4 Strategies for Engaged Customers

4 min read

To grow a business, attracting new customers day-in and day-out seems to be the main piece to the puzzle. And while it is an important ingredient, it may not be the most important.

Say hello to customer retention. Retaining existing customers is easier and more cost effective than solely relying on new acquisitions: 

  • They are already familiar with your business so you don’t have to invest time, money, or effort in building awareness. 
  • Returning customers on average spend more and purchase more often. 
  • They are also more likely to recommend your business to friends and family (golden grail!).
  • Just a 5% increase in customer retention can increase revenue up to 95%!

That brings the question then, how do you retain customers? Most people boil it down to exceptional service and support.

But if you really want to see high retention rates, you must move beyond superior customer service.  

The Fix: Customer Engagement

Engagement is a buzzword that is thrown around a lot - engage on Instagram stories, engage in comments, engage in-person, engage, engage, engage. 

To many people trying to navigate in today’s world of hyper-engagement, it seems kind of like an abstract term with no end or beginning. And rightfully so. Everyone is shouting “engage more!” without any instructions on how to do so. 

Customer engagement: Interactions with customers across various online and offline channels with the goal of strengthening the relationship with them. Starts with the initial contact with a potential customer and extends throughout the entire customer lifecycle.

Quality customer engagement leads to a better customer experience, which leads to loyalty. By consistently showing your dedication to customer needs through engagement you prove that you value the relationship itself and not just the fact that these individuals spend money at your business. 

Case Study

Anna owns a small restaurant that’s known for its attentive staff and creative dishes. She invests a great amount of energy and money in attracting new customers, but that takes some effort as competition is stiff in the restaurant scene. 

One weekend, Anna instructed her servers to ask every table if they had dined there before and take notes on the number of repeat customers. She realized that on average her retention rate was pretty low.

After some thought, Anna decided that it might be worthwhile to invest some of her efforts in retaining customers, as great service and food aren’t enough to really differentiate her restaurant from others. 

She knew she had to step up her engagement with customers both online and offline. 
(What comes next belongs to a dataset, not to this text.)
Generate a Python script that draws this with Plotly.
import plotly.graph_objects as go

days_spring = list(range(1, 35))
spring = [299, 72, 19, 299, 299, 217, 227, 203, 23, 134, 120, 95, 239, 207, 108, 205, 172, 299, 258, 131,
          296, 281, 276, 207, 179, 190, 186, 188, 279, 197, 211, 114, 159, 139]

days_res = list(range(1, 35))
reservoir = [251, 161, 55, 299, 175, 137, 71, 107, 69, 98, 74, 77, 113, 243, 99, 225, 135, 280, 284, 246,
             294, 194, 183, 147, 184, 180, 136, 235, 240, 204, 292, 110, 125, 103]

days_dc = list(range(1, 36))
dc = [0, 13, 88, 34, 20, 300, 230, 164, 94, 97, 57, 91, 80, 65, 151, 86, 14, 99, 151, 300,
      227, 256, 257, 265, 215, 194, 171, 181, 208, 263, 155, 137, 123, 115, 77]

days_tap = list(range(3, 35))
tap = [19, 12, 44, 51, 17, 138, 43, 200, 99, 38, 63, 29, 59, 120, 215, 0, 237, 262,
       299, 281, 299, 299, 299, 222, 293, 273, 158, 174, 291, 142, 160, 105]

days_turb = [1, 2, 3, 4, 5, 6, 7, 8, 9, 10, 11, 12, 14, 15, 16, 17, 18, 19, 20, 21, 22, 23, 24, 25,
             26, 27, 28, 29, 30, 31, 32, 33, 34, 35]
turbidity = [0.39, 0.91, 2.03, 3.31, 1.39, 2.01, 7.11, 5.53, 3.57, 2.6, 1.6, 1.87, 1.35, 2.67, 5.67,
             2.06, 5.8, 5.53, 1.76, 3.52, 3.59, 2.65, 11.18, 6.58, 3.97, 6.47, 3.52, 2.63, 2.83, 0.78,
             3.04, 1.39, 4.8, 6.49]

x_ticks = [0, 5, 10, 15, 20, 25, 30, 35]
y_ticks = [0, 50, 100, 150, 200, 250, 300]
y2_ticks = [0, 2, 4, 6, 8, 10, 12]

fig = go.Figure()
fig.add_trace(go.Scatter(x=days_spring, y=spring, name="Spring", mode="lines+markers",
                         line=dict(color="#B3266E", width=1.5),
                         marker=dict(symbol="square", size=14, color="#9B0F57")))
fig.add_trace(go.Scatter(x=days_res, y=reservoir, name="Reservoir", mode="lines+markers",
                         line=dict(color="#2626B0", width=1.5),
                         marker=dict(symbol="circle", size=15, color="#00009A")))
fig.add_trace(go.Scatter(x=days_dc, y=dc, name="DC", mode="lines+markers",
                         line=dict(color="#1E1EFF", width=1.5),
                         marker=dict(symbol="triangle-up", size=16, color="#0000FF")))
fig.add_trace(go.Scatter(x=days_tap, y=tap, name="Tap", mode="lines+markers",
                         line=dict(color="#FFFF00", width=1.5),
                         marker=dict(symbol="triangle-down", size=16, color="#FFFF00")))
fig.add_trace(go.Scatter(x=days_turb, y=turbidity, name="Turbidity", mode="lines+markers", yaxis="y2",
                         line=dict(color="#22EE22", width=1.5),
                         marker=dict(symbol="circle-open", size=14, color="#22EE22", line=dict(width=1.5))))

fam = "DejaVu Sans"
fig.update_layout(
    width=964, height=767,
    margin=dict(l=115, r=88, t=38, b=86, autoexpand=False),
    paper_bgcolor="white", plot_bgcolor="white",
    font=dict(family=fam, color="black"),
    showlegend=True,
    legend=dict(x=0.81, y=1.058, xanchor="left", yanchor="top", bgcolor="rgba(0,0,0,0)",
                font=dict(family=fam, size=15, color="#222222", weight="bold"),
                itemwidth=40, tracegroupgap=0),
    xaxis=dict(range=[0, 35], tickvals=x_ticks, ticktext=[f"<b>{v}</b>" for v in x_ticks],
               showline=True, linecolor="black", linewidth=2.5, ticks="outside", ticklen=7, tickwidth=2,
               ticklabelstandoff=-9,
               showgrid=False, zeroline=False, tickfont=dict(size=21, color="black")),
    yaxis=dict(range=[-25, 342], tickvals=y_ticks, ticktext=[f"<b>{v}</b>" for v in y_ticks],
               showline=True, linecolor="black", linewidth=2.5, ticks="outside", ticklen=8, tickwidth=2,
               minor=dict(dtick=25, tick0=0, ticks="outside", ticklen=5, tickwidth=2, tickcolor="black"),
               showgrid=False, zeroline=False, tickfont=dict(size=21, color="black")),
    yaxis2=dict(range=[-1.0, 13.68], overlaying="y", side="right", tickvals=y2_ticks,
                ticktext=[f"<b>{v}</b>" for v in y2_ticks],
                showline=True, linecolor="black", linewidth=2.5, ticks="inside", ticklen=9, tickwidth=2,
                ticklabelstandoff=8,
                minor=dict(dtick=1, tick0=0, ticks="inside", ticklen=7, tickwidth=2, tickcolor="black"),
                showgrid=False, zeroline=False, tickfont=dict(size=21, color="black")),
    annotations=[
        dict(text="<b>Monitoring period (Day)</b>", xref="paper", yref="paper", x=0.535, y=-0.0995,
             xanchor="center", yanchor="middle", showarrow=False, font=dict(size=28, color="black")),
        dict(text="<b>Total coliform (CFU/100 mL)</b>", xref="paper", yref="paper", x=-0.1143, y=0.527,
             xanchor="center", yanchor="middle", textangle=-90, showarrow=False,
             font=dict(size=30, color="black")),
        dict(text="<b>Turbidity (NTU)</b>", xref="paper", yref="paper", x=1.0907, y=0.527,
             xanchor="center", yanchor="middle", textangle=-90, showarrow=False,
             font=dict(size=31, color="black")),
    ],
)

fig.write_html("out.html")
  • First, she developed a “voice” for her brand by personifying how her restaurant would look, talk, and act if it was a person. 
  • She then used this voice to create consistent content across her social platforms. 
  • Since the restaurant introduces new dishes quite frequently, Anna decided to start including customers in the decision making process by polling them to see what ingredients and flavors they wanted to see next. 
  • The presentation of food at the restaurant is important to the brand and is quite “instagramable.” Anna created a contest encouraging diners to post photos of their food along with a designated hashtag on Instagram. The most creative shots received a free meal, and their photos were featured on the restaurant’s Instagram page as well as in the restaurant itself. 
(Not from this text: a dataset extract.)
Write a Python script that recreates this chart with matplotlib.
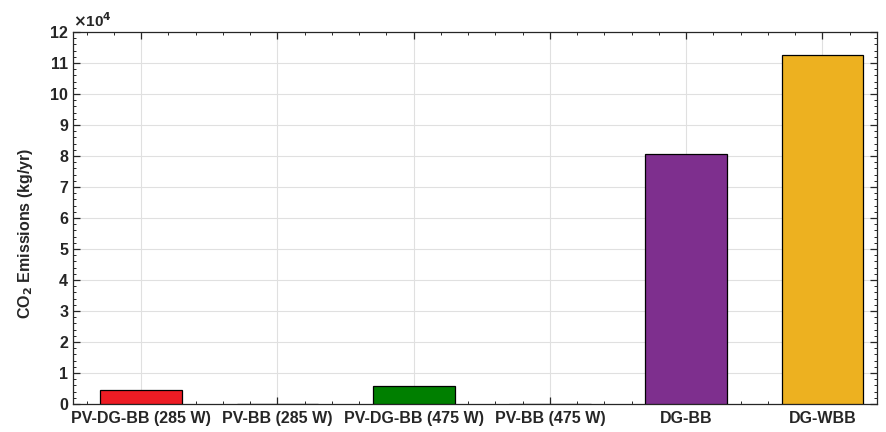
import numpy as np
import matplotlib
matplotlib.use('Agg')
from matplotlib import pyplot as plt
from matplotlib.ticker import MultipleLocator

plt.rcParams['font.family'] = ['Liberation Sans', 'DejaVu Sans']
plt.rcParams['font.weight'] = 'bold'

# Sistemas evaluados y sus emisiones anuales
systems = ['PV-DG-BB (285 W)', 'PV-BB (285 W)', 'PV-DG-BB (475 W)',
           'PV-BB (475 W)', 'DG-BB', 'DG-WBB']
emissions = [4600, 0, 5800, 0, 80600, 112600]  # kg/yr
colors = ['#ED1C24', '#ED1C24', '#007F00', '#007F00', '#7E2F8E', '#EDB120']

dark = '#262626'

fig = plt.figure(figsize=(8.86, 4.32), dpi=100)
ax = fig.add_axes([0.0824, 0.0648, 0.9074, 0.8612])

x = np.arange(1, len(systems) + 1)
ax.bar(x, np.array(emissions) / 1e4, width=0.6, color=colors,
       edgecolor='black', linewidth=0.9, zorder=3)

ax.set_xlim(0.5, 6.4)
ax.set_ylim(0, 12)
ax.set_xticks(x)
ax.set_xticklabels(systems)
ax.set_yticks(np.arange(0, 13, 1))
ax.xaxis.set_minor_locator(MultipleLocator(0.2))
ax.yaxis.set_minor_locator(MultipleLocator(0.2))

ax.tick_params(which='both', direction='in', top=True, right=True,
               colors=dark, labelcolor=dark, labelsize=11.5)
ax.tick_params(which='major', length=5, width=0.9)
ax.tick_params(which='minor', length=2.5, width=0.7)
ax.tick_params(axis='x', pad=5)
for lbl in ax.get_xticklabels() + ax.get_yticklabels():
    lbl.set_fontweight('bold')

ax.grid(True, which='major', color='#E0E0E0', linewidth=0.8, zorder=0)
ax.set_axisbelow(True)
for s in ax.spines.values():
    s.set_color(dark)
    s.set_linewidth(0.9)

ax.set_ylabel('CO$_\\mathbf{2}$ Emissions (kg/yr)', fontsize=11.5,
              fontweight='bold', color=dark)
ax.yaxis.set_label_coords(-0.047, 0.46)
ax.text(0.0, 1.005, r'$\times$10$^4$', transform=ax.transAxes,
        fontsize=11, fontweight='bold', color=dark, va='bottom', ha='left')

fig.savefig('out.png', dpi=100)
With these efforts, customers started feeling like they were part of the family at the restaurant, and many became committed regulars. The number of new customers also increased courtesy of word-of-mouth marketing.

4 Ways to Boost Engagement

Customer engagement boils down to delivering timely, relevant, and personalized messages to individuals. Personalization is the key element that ensures customers feel like they’re part of the brand.

Find your brand voice.  

Since engagement is all about talking to your customer, you have to be someone they want to talk to! That means developing a personality and voice for your brand to use across all communications, making your business more relatable and memorable. The key is to be consistent - you don’t want to end up with multiple personalities and customers being confused at who they’re talking to from one day to the next.   

scared schitts creek GIF by CBC

Personalize experiences. 

Not all of us (ok, almost none of us) have the budget of Amazon to use fancy technology to customize customer experiences. But that doesn’t mean it’s impossible.

Start each customer’s journey by asking them to fill out a short user profile outlining their preferences. If you have a physical space, have a tablet ready with a short quiz customers can take after purchasing. If you work with clients on projects, sit down with them at the start and have them fill out their profile. 

You will be armed with feedback and information from the very beginning, allowing you to engage customers with content that will resonate with them. 

Make decisions together.

To really form a sense of community and engage members in it, include them in the decision making process. If you’re deciding between adding one product or another, ask your customers to vote on which one they would like to see. If you’re redecorating, poll your customers on color choices. The list of possibilities is endless. 

One of the best ways to quickly and genuinely include customers is to post a poll on your Instagram story. Feedback is gathered within 24hrs, and your followers will feel like they are “in the moment” with you. 

Embrace user-generated content. 

As humans, we crave recognition for our creativity and ideas and want our voices to be heard. Giving your customers an opportunity to do just that is the ultimate form of engagement. 

One of the best ways to apply this strategy is to host social media photo contests. Ask your followers to post photos featuring your product or around some sort of theme. Make sure to include a contest-specific hashtag. Feature the winning photo (or photos) on your channels.

These types of activities pull customers into the framework of the brand. When we feel like we are part of a community that values us and can relate to us, loyalty is a given.